No movie of 2007 sounded more promising than "There Will Be Blood," which stars the titanic Daniel Day-Lewis in a loose adaptation of Upton Sinclair's 1927 roman a clef novel about prospector Edward L. Doheny, Oil!
In 1893, Doheny sank the first oil well in Los Angeles, digging 155 feet down by hand. His oil discoveries all over California and Mexico (where he employed a private army of 6,000), enabled him to give his son the most imposing house in California south of William Randolph Hearst's San Simeon, Greystone, a 55-room Beverly Hills mansion with a private bowling alley (where the last scene of "There Will Be Blood" was filmed).
During the Harding Administration, however, Doheny, a Democrat (but an open-minded one), became entangled in the Teapot Dome scandal. After receiving a no-bid contract to drill on Navy lands, he sent his son with a "loan" of $100,000 in cash to Secretary of the Interior Albert B. Fall.

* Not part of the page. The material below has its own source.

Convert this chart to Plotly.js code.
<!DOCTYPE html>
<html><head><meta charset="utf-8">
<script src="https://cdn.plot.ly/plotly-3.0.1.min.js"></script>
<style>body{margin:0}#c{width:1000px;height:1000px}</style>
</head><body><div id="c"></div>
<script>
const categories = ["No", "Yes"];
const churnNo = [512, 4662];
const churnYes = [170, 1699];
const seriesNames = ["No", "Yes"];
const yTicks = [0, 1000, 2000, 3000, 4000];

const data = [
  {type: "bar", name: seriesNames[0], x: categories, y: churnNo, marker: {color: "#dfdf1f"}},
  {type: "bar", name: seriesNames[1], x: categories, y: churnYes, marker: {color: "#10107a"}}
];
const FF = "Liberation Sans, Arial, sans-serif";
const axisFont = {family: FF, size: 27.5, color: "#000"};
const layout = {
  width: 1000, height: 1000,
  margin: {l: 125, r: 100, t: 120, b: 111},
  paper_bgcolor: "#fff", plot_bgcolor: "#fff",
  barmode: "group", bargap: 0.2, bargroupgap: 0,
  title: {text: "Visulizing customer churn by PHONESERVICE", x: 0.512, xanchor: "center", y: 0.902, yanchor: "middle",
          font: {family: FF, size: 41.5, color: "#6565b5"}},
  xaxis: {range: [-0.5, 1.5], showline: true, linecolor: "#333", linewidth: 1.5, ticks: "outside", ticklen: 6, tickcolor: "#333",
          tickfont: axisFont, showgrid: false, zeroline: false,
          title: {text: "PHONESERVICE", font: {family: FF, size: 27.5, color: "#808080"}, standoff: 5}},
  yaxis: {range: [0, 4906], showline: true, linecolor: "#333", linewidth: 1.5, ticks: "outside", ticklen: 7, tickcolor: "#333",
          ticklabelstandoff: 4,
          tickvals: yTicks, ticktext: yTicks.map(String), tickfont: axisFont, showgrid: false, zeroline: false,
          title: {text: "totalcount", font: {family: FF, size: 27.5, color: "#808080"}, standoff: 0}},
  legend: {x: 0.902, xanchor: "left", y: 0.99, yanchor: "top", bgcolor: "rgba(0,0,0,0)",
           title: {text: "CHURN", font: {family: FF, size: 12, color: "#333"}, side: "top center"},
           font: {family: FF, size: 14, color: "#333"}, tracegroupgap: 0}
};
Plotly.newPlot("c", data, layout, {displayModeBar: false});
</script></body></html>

Outraged, the muckraking socialist Sinclair wrote a verbose but well-researched novel about oil, "the black and cruel demon," leavened with some surprisingly affectionate depictions of the old rascal. If Sinclair had waited two more years, though, he would have had the perfect climax. In 1929, having been acquitted of conspiracy, Doheny was still facing trial on bribing Fall, when his son and his son's secretary, both potential witnesses, died at Greystone in a murder-suicide. Who had murdered whom? The police quickly blamed the underling and the newspapers went along.
The Doheny affair was not forgotten, however, by a Los Angeles oil industry executive named Raymond Chandler. When he drank himself out of a job in 1932, Chandler tried writing detective fiction. The ambiguous Greystone killings became the archetype for Philip Marlowe's cases, with Doheny Sr. perhaps the inspiration for the dying General Sternwood who hires Marlowe in The Big Sleep.